Task instructions
Set aside the pictures and output only the lines from the one containing "Recreate this image" up to and including the one containing "plt.rcParams['font.family'] = ['Liberation".

-- Dataset extract start --

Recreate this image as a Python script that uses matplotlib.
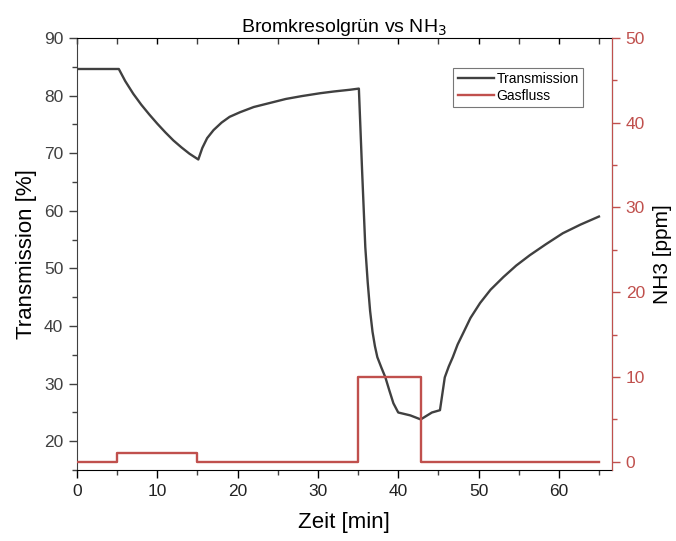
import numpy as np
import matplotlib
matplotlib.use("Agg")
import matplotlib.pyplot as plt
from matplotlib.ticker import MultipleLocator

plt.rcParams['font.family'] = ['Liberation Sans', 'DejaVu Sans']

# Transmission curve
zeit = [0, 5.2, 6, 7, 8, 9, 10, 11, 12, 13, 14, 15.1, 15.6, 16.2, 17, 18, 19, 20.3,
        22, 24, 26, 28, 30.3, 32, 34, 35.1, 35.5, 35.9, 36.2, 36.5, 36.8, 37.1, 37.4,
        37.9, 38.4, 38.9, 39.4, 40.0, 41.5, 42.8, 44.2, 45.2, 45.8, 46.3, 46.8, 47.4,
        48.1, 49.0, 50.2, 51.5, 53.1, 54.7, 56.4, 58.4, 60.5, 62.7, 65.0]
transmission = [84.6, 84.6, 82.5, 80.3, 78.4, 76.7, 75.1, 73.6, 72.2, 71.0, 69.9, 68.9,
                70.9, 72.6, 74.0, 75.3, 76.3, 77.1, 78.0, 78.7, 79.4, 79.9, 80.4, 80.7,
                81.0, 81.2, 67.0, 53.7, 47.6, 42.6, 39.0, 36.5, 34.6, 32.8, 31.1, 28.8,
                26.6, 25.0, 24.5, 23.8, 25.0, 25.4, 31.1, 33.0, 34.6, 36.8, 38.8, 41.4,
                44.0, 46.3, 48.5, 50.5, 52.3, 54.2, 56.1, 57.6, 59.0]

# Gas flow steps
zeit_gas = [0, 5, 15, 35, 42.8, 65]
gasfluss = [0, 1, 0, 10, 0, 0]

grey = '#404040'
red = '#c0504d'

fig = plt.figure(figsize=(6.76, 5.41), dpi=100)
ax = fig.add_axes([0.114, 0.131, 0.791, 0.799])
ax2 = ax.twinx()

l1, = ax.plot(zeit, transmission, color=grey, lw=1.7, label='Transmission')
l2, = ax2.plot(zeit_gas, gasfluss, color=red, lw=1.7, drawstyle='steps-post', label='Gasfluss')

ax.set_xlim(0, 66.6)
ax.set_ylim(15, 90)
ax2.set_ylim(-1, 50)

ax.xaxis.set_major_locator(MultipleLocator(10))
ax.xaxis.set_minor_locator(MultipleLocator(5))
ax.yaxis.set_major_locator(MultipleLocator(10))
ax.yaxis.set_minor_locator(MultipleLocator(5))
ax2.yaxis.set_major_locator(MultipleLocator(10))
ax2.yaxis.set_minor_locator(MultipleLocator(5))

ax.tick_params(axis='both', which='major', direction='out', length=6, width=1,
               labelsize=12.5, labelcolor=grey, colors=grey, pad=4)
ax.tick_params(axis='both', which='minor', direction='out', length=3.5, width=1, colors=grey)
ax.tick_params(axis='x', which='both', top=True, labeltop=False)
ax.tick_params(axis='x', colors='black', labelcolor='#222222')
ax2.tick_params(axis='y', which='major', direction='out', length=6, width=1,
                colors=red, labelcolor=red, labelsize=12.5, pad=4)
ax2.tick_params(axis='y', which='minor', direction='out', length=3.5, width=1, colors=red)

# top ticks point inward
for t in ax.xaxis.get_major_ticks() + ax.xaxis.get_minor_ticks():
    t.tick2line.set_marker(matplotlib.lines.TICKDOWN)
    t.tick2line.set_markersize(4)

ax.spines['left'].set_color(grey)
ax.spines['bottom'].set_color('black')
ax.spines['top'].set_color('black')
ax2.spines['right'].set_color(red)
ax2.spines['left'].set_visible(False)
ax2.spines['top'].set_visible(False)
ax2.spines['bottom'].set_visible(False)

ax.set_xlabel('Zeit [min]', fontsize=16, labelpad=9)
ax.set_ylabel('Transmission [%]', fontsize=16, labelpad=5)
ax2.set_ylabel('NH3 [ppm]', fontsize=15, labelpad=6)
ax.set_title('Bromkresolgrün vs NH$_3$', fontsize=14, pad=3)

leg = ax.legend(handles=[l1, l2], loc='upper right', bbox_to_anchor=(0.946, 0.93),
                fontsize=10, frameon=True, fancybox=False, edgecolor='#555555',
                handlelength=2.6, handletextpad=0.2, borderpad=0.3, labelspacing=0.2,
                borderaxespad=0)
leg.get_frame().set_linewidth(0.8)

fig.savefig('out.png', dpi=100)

-- Dataset extract end --
-- Dataset extract start --

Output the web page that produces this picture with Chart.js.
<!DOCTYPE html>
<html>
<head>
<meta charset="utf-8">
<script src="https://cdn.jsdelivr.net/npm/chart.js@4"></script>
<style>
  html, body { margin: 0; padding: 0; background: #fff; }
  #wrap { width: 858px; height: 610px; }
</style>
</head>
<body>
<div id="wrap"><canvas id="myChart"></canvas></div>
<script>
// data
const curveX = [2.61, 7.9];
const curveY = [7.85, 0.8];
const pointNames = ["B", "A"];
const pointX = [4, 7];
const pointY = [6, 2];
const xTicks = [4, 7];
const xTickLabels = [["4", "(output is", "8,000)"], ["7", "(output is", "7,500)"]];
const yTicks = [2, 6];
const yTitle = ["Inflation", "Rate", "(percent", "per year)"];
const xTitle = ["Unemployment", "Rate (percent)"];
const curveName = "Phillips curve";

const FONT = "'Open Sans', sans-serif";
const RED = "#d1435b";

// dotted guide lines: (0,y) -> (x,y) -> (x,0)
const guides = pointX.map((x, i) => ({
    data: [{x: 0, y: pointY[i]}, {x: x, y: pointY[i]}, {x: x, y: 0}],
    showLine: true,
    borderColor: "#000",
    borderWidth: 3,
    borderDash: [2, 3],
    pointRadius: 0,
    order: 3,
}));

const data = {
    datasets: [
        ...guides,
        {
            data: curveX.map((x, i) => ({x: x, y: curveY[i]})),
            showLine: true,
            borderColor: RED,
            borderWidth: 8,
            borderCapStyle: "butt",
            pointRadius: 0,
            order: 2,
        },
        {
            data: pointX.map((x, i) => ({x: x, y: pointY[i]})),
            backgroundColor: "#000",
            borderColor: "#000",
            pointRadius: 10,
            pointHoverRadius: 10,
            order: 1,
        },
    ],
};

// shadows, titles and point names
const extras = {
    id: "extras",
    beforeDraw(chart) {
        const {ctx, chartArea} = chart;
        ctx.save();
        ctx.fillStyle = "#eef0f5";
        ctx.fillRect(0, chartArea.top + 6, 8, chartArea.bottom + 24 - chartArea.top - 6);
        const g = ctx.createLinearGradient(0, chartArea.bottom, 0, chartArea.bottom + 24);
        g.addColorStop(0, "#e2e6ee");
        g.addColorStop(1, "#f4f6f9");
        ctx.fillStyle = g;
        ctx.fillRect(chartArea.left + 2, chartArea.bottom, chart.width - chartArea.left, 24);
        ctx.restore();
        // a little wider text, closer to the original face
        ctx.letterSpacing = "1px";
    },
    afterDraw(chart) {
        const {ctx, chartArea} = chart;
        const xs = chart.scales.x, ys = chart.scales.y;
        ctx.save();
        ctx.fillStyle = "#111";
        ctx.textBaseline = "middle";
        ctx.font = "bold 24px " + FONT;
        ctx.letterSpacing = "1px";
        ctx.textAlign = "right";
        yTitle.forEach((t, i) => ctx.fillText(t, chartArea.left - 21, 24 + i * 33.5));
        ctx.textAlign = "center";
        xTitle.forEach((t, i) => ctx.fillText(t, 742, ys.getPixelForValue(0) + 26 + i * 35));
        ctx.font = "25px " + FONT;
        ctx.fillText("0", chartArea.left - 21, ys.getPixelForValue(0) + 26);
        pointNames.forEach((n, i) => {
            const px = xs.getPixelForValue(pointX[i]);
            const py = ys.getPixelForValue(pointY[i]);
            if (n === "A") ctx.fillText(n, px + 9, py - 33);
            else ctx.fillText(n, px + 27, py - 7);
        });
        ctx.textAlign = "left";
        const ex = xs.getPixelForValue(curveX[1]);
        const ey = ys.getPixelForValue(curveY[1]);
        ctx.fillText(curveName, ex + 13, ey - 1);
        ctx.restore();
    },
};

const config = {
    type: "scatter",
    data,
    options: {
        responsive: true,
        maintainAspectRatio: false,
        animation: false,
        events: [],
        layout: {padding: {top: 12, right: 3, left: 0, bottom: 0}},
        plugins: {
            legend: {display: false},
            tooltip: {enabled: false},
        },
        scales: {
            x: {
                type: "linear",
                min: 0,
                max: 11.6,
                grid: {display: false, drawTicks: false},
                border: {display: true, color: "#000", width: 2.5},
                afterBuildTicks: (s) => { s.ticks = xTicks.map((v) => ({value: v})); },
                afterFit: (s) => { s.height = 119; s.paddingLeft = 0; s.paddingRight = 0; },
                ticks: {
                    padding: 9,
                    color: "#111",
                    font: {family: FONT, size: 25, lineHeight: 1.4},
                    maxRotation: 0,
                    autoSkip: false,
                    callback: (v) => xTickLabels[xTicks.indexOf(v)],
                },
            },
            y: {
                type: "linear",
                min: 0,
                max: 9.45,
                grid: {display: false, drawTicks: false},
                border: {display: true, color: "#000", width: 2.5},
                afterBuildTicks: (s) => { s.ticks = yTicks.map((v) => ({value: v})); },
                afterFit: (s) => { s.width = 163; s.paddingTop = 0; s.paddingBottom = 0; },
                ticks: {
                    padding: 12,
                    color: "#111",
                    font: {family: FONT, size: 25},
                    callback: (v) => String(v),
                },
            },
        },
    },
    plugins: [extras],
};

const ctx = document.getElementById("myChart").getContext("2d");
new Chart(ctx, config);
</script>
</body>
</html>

-- Dataset extract end --
-- Dataset extract start --

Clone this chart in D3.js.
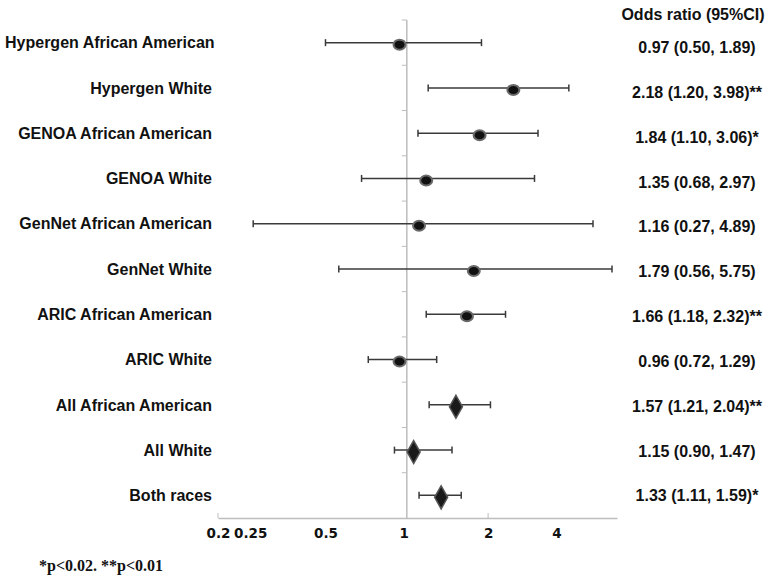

-- Dataset extract end --

Task result
Recreate this image as a Python script that uses matplotlib.
import numpy as np
import matplotlib
matplotlib.use("Agg")
import matplotlib.pyplot as plt
from matplotlib.ticker import MultipleLocator

plt.rcParams['font.family'] = ['Liberation Sans', 'DejaVu Sans']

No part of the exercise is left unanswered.